Console.WriteLine(squares);

And here is my PowerSet extension method, along with a "Choose" extension method that is required by PowerSet:

public static class CombinatorialExtensionMethods
{
    public static IEnumerable<IEnumerable<T>> Choose<T>(this IEnumerable<T> seq, int k)
    {
        // Use "Select With Index" to create IEnumerable<anonymous type containing sequence values with indexes>
        var indexedSeq = seq.Select((Value, Index) => new {Value, Index});

        // Create k copies of the sequence to join
        var sequences = Enumerable.Repeat(indexedSeq,k);

        // Create IEnumerable<TypeOf(indexedSeq)> containing one empty sequence
        /// To create an empty sequence of the same anonymous type as indexedSeq, allow the compiler to infer the type from a query expression
        var emptySequence =
            from item in indexedSeq
            where false
            select item;
        var emptyProduct = Enumerable.Repeat(emptySequence,1);

        // Select "Choose" permutations, using Index to order the items
        var indexChoose = sequences.Aggregate( 
            emptyProduct,
            (accumulator, sequence) =>  
            from accseq in accumulator  
            from item in sequence
            where accseq.All(accitem => accitem.Index < item.Index)
            select accseq.Concat(new[] { item }));

        // Select just the Value from each permutation
        IEnumerable<IEnumerable<T>> result = 
            from item in indexChoose
            select item.Select((x) => x.Value);

        return result;
    }

    public static IEnumerable<IEnumerable<T>> PowerSet<T>(this IEnumerable<T> seq)
    {
        IEnumerable<IEnumerable<T>> result = new[] { Enumerable.Empty<T>() };
        for (int i=1; i<=seq.Count(); i++)
        {
            result = result.Concat(seq.Choose<T>(i));
        }
        return result;
    }
}

Observation 1: The length of a square string is always even.

Observation 2: Every square subsequence of length 2n (n>1) is a combination of two shorter subsequences: one of length 2(n-1) and one of length 2.

First, find the subsequences of length two, i.e. the characters that occur twice or more in the string.
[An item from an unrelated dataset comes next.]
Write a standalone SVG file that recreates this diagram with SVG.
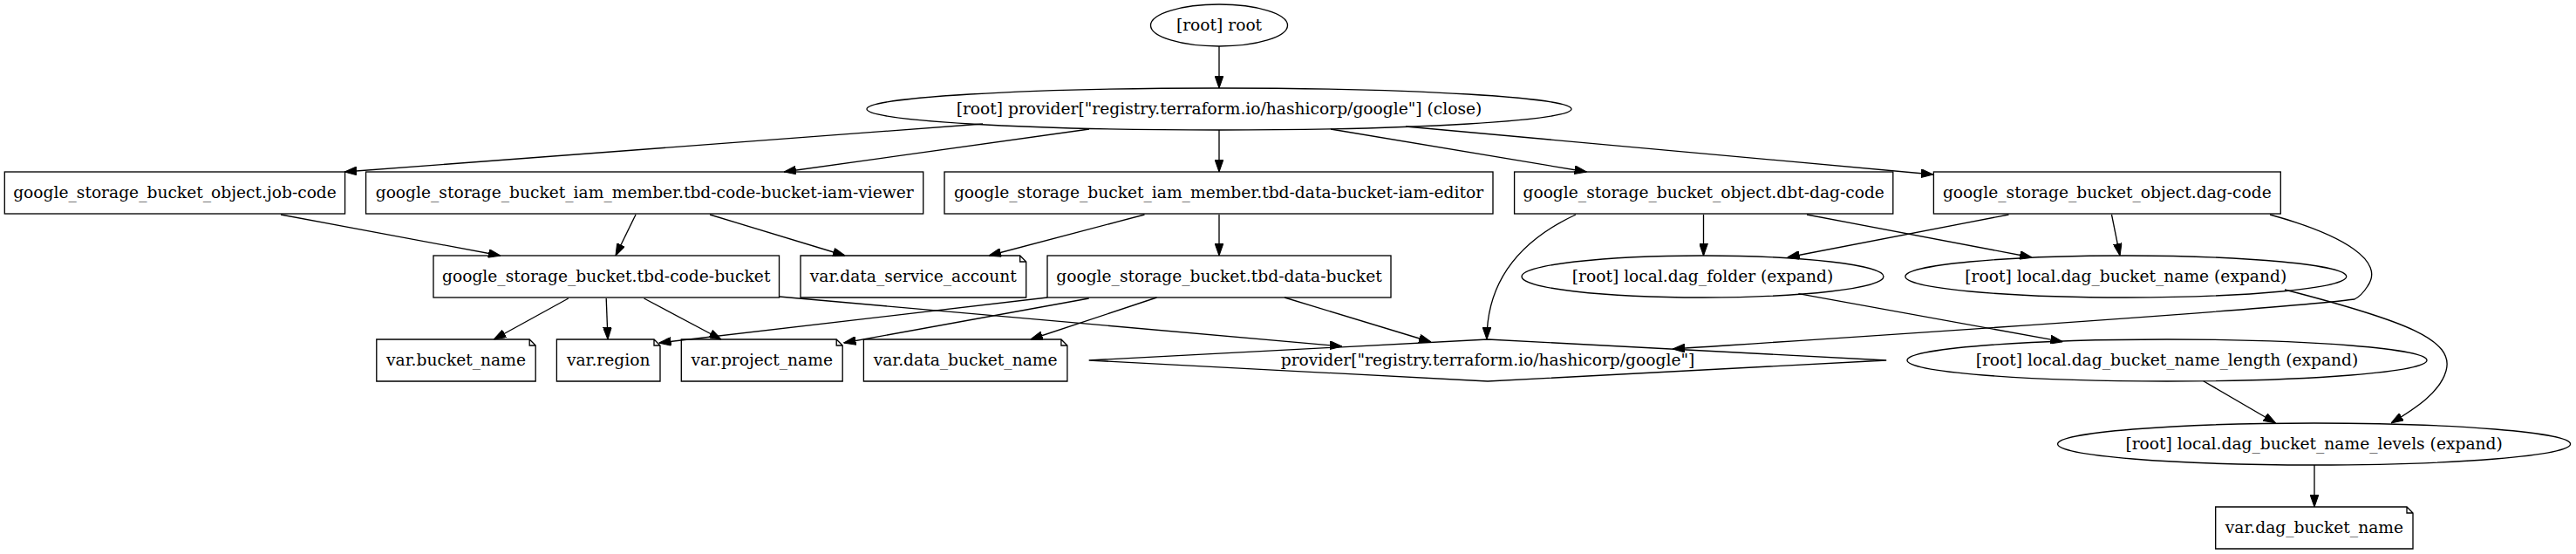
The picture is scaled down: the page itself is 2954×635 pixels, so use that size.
<svg xmlns="http://www.w3.org/2000/svg" width="2954" height="635" viewBox="0 0 2954 635">
<style>
.n{fill:none;stroke:#000;stroke-width:1.33}
.t{font-family:"DejaVu Serif","Liberation Serif",serif;font-size:18.67px;text-anchor:middle;fill:#000}
.e{fill:none;stroke:#000;stroke-width:1.33;marker-end:url(#ah)}
</style>
<defs>
<marker id="ah" markerUnits="userSpaceOnUse" markerWidth="14" markerHeight="10" viewBox="0 0 13.33 9.33" refX="13.33" refY="4.67" orient="auto">
<path d="M0,0 L13.33,4.67 L0,9.33 z" fill="#000" stroke="#000" stroke-width="1"/>
</marker>
</defs>
<rect x="0" y="0" width="2954" height="635" fill="#fff"/>
<g id="edges">
<path class="e" d="M1398,53 L1398,101"/>
<path class="e" d="M1127,142 L395,197"/>
<path class="e" d="M1249,148 L899,197"/>
<path class="e" d="M1398,149 L1398,197"/>
<path class="e" d="M1526,148 L1819.5,197"/>
<path class="e" d="M1612,145 L2217,200"/>
<path class="e" d="M322,246 L574,293"/>
<path class="e" d="M729,246 L706,293"/>
<path class="e" d="M814,246 L969,293"/>
<path class="e" d="M1312.5,246 L1134,293"/>
<path class="e" d="M1398,246 L1398,293"/>
<path class="e" d="M1807,246 C1745,275 1705,320 1705,389"/>
<path class="e" d="M1953.5,246 L1953.5,293"/>
<path class="e" d="M2072,246 L2330,295"/>
<path class="e" d="M2303.5,246 L2049.7,295"/>
<path class="e" d="M2421.5,246 L2431,293"/>
<path class="e" d="M2603,246 C2690,270 2735,300 2715,328 C2710,336 2706,340 2700,343 C2600,356 2100,388 1918,400"/>
<path class="e" d="M651.8,342 L566.3,389"/>
<path class="e" d="M695.2,342 L697,389"/>
<path class="e" d="M738.5,342 L827,389"/>
<path class="e" d="M893.5,340 L1539,397"/>
<path class="e" d="M1201,341 L755.7,393"/>
<path class="e" d="M1248.7,342 L967.5,393"/>
<path class="e" d="M1326.5,341 L1181.8,389"/>
<path class="e" d="M1473,341 L1641,392"/>
<path class="e" d="M2062.4,336.7 L2365.4,391.7"/>
<path class="e" d="M2620,332 C2760,368 2815,390 2805,425 C2798,450 2770,468 2742,485"/>
<path class="e" d="M2526.7,436.7 L2609.6,485"/>
<path class="e" d="M2654,533 L2654,581"/>
</g>
<g id="root">
<ellipse class="n" cx="1398" cy="29" rx="78.5" ry="24"/>
<text class="t" x="1398" y="34.8">[root] root</text>
</g>
<g id="provider_close">
<ellipse class="n" cx="1398" cy="125" rx="404" ry="24"/>
<text class="t" x="1398" y="130.8">[root] provider["registry.terraform.io/hashicorp/google"] (close)</text>
</g>
<g id="job_code">
<rect class="n" x="5.3" y="197" width="390.3" height="48"/>
<text class="t" x="200.5" y="226.8">google_storage_bucket_object.job-code</text>
</g>
<g id="iam_viewer">
<rect class="n" x="419.6" y="197" width="639.1" height="48"/>
<text class="t" x="739.2" y="226.8">google_storage_bucket_iam_member.tbd-code-bucket-iam-viewer</text>
</g>
<g id="iam_editor">
<rect class="n" x="1083" y="197" width="629" height="48"/>
<text class="t" x="1397.5" y="226.8">google_storage_bucket_iam_member.tbd-data-bucket-iam-editor</text>
</g>
<g id="dbt_dag_code">
<rect class="n" x="1736.6" y="197" width="434.2" height="48"/>
<text class="t" x="1953.7" y="226.8">google_storage_bucket_object.dbt-dag-code</text>
</g>
<g id="dag_code">
<rect class="n" x="2217.4" y="197" width="397.9" height="48"/>
<text class="t" x="2416.3" y="226.8">google_storage_bucket_object.dag-code</text>
</g>
<g id="tbd_code_bucket">
<rect class="n" x="497" y="293" width="396.5" height="48"/>
<text class="t" x="695.2" y="322.8">google_storage_bucket.tbd-code-bucket</text>
</g>
<g id="var_data_service_account">
<path class="n" d="M918,293 L1169.7,293 L1176.7,300 L1176.7,341 L918,341 Z M1169.7,293 L1169.7,300 L1176.7,300"/>
<text class="t" x="1047.3" y="322.8">var.data_service_account</text>
</g>
<g id="tbd_data_bucket">
<rect class="n" x="1201" y="293" width="394" height="48"/>
<text class="t" x="1398" y="322.8">google_storage_bucket.tbd-data-bucket</text>
</g>
<g id="local_dag_folder">
<ellipse class="n" cx="1952.5" cy="317" rx="207.5" ry="24"/>
<text class="t" x="1952.5" y="322.8">[root] local.dag_folder (expand)</text>
</g>
<g id="local_dag_bucket_name">
<ellipse class="n" cx="2437.8" cy="317" rx="252.9" ry="24"/>
<text class="t" x="2437.8" y="322.8">[root] local.dag_bucket_name (expand)</text>
</g>
<g id="var_bucket_name">
<path class="n" d="M431.8,389 L607.2,389 L614.2,396 L614.2,437 L431.8,437 Z M607.2,389 L607.2,396 L614.2,396"/>
<text class="t" x="523" y="418.8">var.bucket_name</text>
</g>
<g id="var_region">
<path class="n" d="M638.4,389 L750,389 L757,396 L757,437 L638.4,437 Z M750,389 L750,396 L757,396"/>
<text class="t" x="697.7" y="418.8">var.region</text>
</g>
<g id="var_project_name">
<path class="n" d="M781.3,389 L959.2,389 L966.2,396 L966.2,437 L781.3,437 Z M959.2,389 L959.2,396 L966.2,396"/>
<text class="t" x="873.7" y="418.8">var.project_name</text>
</g>
<g id="var_data_bucket_name">
<path class="n" d="M990.4,389 L1216.9,389 L1223.9,396 L1223.9,437 L990.4,437 Z M1216.9,389 L1216.9,396 L1223.9,396"/>
<text class="t" x="1107.1" y="418.8">var.data_bucket_name</text>
</g>
<g id="provider_google">
<polygon class="n" points="1706,389 2163.2,413 1706,437 1248.7,413"/>
<text class="t" x="1706" y="418.8">provider["registry.terraform.io/hashicorp/google"]</text>
</g>
<g id="local_dag_bucket_name_length">
<ellipse class="n" cx="2485" cy="413" rx="298" ry="24"/>
<text class="t" x="2485" y="418.8">[root] local.dag_bucket_name_length (expand)</text>
</g>
<g id="local_dag_bucket_name_levels">
<ellipse class="n" cx="2653.6" cy="509" rx="294" ry="24"/>
<text class="t" x="2653.6" y="514.8">[root] local.dag_bucket_name_levels (expand)</text>
</g>
<g id="var_dag_bucket_name">
<path class="n" d="M2540.7,581 L2760,581 L2767,588 L2767,629 L2540.7,629 Z M2760,581 L2760,588 L2767,588"/>
<text class="t" x="2653.9" y="610.8">var.dag_bucket_name</text>
</g>
</svg>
We'll call these pairs. For each subsequence of length 2 (1 pair), remember the position of the first and last character in the sequence.

Now, suppose we have all subsequences of length 2(n-1), and we know for each where in the string the first and second part begins and ends. We can find sequences of length 2n by using observation 2:

Go through all the subsequences of length 2(n-1), and find all pairs where the first item in the pair lies between the last position of the first part and the first position of the second part, and the second item lies after the last position of the second part. Every time such a pair is found, combine it with the current subsequence of length 2(n-2) into a new subsequence of length 2n.

Repeat the last step until no more new square subsequences are found.